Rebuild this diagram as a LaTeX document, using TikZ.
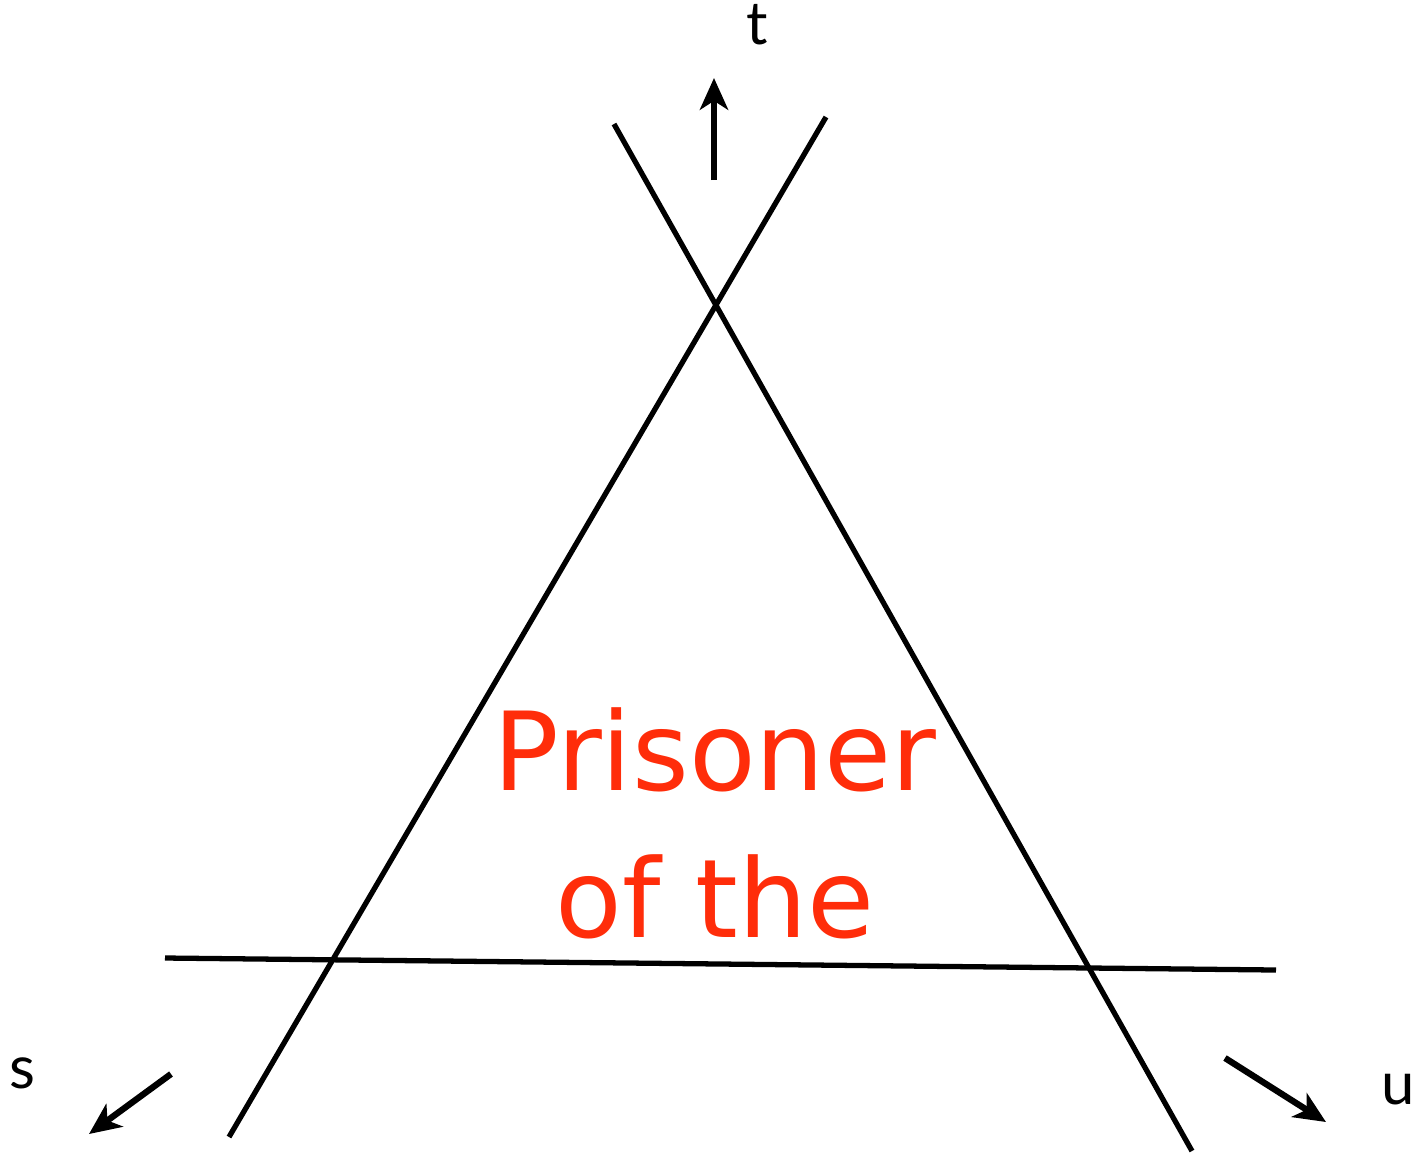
\documentclass[tikz,border=0pt]{standalone}
\usepackage{fontspec}
\setmainfont{Lato}
\newfontfamily\handfont{DejaVu Sans}
\usepackage{xcolor}
\usetikzlibrary{arrows.meta, positioning}
\definecolor{prisonred}{RGB}{255,45,10}

\begin{document}
\begin{tikzpicture}[
    x=0.01cm, y=-0.01cm,
    >=Stealth,
    leg/.style={line width=1.5pt},
    dir/.style={->, line width=1.8pt, >={Stealth[length=9pt, width=8pt, inset=2.5pt]}},
    lbl/.style={font=\fontsize{17}{17}\selectfont, inner sep=0pt, anchor=base},
    title/.style={text=prisonred, inner sep=0pt, anchor=base,
        font=\handfont\fontsize{31}{31}\selectfont},
]
\useasboundingbox (0,0) rectangle (1414,1153);
%% the three lines
\coordinate (a1) at (229,1137);
\coordinate (a2) at (826,117);
\coordinate (b1) at (614,124);
\coordinate (b2) at (1192,1151);
\coordinate (c1) at (165,958);
\coordinate (c2) at (1276,970);
\draw[leg] (a1) -- (a2);
\draw[leg] (b1) -- (b2);
\draw[leg] (c1) -- (c2);
%% directions
\coordinate (t0) at (714,180);
\coordinate (t1) at (714,78);
\coordinate (s0) at (171,1074);
\coordinate (s1) at (89,1134);
\coordinate (u0) at (1225,1058);
\coordinate (u1) at (1326,1122);
\draw[dir] (t0) -- (t1);
\draw[dir] (s0) -- (s1);
\draw[dir] (u0) -- (u1);
\node[lbl] (tl) at (757,44) {t};
\node[lbl] (sl) at (22,1088) {s};
\node[lbl] (ul) at (1398,1104) {u};
%% label
\node[title] (pr1) at (715,790) {Prisoner};
\node[title] (pr2) at (715,937) {of the};
\end{tikzpicture}
\end{document}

########################################

Written problem
Give back the whole listing as it stands, minus its pictures.

Task solution
Rebuild this diagram as a LaTeX document, using TikZ.
\documentclass[tikz,border=0pt]{standalone}
\usepackage{fontspec}
\setmainfont{Lato}
\newfontfamily\handfont{DejaVu Sans}
\usepackage{xcolor}
\usetikzlibrary{arrows.meta, positioning}
\definecolor{prisonred}{RGB}{255,45,10}

\begin{document}
\begin{tikzpicture}[
    x=0.01cm, y=-0.01cm,
    >=Stealth,
    leg/.style={line width=1.5pt},
    dir/.style={->, line width=1.8pt, >={Stealth[length=9pt, width=8pt, inset=2.5pt]}},
    lbl/.style={font=\fontsize{17}{17}\selectfont, inner sep=0pt, anchor=base},
    title/.style={text=prisonred, inner sep=0pt, anchor=base,
        font=\handfont\fontsize{31}{31}\selectfont},
]
\useasboundingbox (0,0) rectangle (1414,1153);
%% the three lines
\coordinate (a1) at (229,1137);
\coordinate (a2) at (826,117);
\coordinate (b1) at (614,124);
\coordinate (b2) at (1192,1151);
\coordinate (c1) at (165,958);
\coordinate (c2) at (1276,970);
\draw[leg] (a1) -- (a2);
\draw[leg] (b1) -- (b2);
\draw[leg] (c1) -- (c2);
%% directions
\coordinate (t0) at (714,180);
\coordinate (t1) at (714,78);
\coordinate (s0) at (171,1074);
\coordinate (s1) at (89,1134);
\coordinate (u0) at (1225,1058);
\coordinate (u1) at (1326,1122);
\draw[dir] (t0) -- (t1);
\draw[dir] (s0) -- (s1);
\draw[dir] (u0) -- (u1);
\node[lbl] (tl) at (757,44) {t};
\node[lbl] (sl) at (22,1088) {s};
\node[lbl] (ul) at (1398,1104) {u};
%% label
\node[title] (pr1) at (715,790) {Prisoner};
\node[title] (pr2) at (715,937) {of the};
\end{tikzpicture}
\end{document}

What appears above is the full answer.